_Stated task_
Starting at the first line of the data, please print exactly those lines through the one that holds "plt.rcParams['font.family'] = ['Open", omitting every picture.

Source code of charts
......
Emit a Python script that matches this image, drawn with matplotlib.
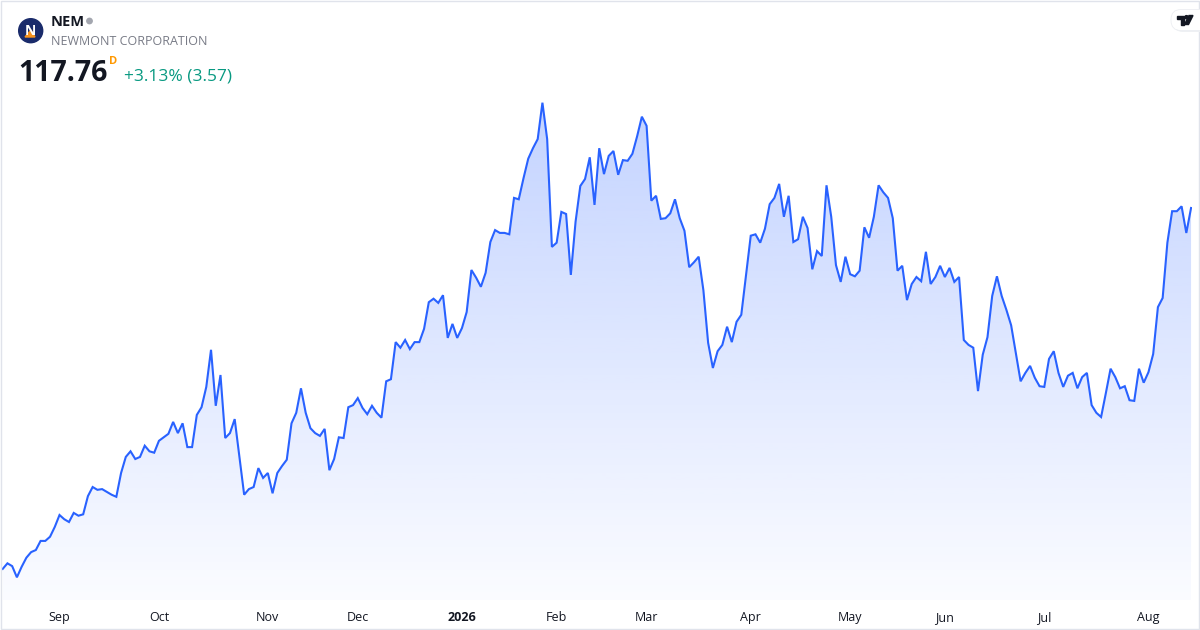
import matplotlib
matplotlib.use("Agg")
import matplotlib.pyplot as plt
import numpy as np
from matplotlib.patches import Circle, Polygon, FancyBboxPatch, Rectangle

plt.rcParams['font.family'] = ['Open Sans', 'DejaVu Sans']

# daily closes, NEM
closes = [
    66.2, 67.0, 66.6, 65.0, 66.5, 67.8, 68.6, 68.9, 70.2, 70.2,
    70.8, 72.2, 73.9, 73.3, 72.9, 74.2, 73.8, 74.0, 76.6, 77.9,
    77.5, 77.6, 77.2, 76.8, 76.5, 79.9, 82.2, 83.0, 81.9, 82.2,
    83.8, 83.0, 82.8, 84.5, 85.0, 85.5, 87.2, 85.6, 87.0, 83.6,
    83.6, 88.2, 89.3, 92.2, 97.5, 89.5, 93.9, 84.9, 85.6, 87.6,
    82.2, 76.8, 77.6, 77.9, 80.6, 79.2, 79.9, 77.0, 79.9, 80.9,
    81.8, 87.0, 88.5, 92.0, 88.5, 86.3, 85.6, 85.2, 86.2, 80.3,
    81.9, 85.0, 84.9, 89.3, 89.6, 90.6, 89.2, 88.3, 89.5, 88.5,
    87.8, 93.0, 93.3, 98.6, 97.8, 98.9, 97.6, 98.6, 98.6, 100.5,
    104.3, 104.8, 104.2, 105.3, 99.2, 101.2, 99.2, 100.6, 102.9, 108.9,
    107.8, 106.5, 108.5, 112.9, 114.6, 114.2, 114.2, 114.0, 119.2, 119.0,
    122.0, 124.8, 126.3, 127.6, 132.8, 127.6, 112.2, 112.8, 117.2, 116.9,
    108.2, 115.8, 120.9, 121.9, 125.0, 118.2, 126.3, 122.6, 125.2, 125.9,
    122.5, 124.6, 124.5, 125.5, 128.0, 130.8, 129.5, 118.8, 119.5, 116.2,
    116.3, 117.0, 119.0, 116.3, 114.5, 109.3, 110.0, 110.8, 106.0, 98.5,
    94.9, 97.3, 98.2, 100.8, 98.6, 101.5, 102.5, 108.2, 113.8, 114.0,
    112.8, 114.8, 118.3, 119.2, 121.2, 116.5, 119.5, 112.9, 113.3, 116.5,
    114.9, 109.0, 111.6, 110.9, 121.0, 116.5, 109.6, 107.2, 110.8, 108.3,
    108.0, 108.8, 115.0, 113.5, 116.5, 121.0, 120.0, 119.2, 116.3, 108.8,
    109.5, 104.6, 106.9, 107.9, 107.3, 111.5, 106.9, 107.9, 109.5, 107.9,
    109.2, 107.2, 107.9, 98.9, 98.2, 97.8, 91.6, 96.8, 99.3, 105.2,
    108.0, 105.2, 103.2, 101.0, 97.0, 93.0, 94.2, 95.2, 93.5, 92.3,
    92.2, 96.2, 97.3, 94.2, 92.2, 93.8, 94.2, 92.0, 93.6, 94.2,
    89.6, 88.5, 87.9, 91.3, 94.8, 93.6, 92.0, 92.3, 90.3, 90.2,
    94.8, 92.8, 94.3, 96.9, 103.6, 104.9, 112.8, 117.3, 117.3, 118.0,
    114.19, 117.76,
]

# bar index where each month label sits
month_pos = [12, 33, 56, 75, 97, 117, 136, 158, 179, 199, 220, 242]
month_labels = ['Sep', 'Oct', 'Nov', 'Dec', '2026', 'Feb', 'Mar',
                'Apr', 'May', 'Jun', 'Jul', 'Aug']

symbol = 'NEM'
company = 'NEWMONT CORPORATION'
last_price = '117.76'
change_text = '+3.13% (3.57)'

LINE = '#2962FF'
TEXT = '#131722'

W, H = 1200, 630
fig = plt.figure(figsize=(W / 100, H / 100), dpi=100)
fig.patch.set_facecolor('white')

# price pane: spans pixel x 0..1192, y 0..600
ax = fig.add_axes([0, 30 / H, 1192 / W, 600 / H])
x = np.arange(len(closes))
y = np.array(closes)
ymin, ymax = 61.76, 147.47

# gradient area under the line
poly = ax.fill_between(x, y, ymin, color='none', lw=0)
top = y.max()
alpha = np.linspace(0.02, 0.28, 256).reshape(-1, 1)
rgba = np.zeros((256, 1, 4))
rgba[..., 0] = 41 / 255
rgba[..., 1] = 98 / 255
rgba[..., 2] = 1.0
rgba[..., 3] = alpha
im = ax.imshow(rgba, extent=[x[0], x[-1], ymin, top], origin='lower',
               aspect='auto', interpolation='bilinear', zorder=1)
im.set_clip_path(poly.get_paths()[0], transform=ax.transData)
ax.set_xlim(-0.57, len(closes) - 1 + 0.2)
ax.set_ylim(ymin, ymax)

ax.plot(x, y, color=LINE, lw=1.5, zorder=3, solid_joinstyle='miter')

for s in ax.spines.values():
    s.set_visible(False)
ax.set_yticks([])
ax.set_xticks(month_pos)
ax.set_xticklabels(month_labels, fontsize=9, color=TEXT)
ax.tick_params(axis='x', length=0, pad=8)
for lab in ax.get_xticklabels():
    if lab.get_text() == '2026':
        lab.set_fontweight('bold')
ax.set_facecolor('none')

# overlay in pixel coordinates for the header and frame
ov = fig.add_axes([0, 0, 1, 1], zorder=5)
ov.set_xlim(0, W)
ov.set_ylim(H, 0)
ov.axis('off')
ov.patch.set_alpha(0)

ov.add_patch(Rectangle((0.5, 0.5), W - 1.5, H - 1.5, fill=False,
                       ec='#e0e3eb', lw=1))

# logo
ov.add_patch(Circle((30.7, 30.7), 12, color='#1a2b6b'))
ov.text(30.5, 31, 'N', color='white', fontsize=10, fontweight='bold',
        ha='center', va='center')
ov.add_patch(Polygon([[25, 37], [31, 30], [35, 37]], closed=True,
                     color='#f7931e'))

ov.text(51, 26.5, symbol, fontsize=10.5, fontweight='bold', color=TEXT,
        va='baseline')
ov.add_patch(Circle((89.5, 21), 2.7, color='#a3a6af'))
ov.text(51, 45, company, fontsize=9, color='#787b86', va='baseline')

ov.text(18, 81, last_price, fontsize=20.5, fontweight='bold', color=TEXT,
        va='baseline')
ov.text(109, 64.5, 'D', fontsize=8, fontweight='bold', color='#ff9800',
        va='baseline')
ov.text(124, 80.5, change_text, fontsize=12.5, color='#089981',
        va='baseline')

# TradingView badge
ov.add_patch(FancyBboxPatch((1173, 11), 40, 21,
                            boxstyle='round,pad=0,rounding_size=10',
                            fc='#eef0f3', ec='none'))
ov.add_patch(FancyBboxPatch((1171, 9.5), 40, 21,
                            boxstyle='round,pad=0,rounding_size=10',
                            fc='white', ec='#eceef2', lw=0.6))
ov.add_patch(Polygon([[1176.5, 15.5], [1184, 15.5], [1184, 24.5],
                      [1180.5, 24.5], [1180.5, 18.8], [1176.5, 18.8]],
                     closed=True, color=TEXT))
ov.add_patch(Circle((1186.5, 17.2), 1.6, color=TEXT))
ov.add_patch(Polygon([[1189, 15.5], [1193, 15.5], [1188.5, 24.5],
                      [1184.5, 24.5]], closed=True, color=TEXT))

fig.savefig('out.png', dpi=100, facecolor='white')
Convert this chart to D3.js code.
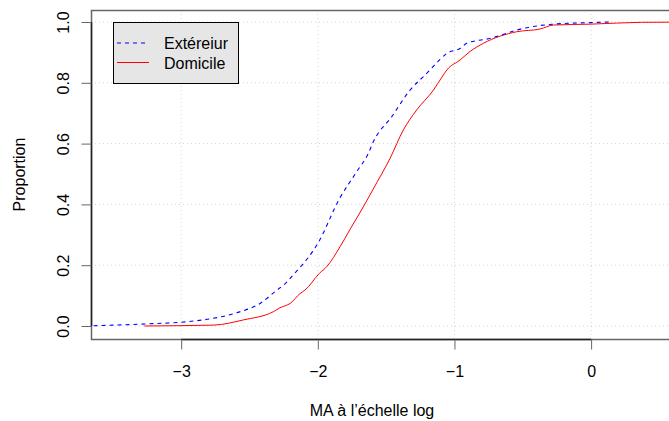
......
_Full response_
Emit a Python script that matches this image, drawn with matplotlib.
import matplotlib
matplotlib.use("Agg")
import matplotlib.pyplot as plt
import numpy as np
from matplotlib.patches import Circle, Polygon, FancyBboxPatch, Rectangle

plt.rcParams['font.family'] = ['Open Sans', 'DejaVu Sans']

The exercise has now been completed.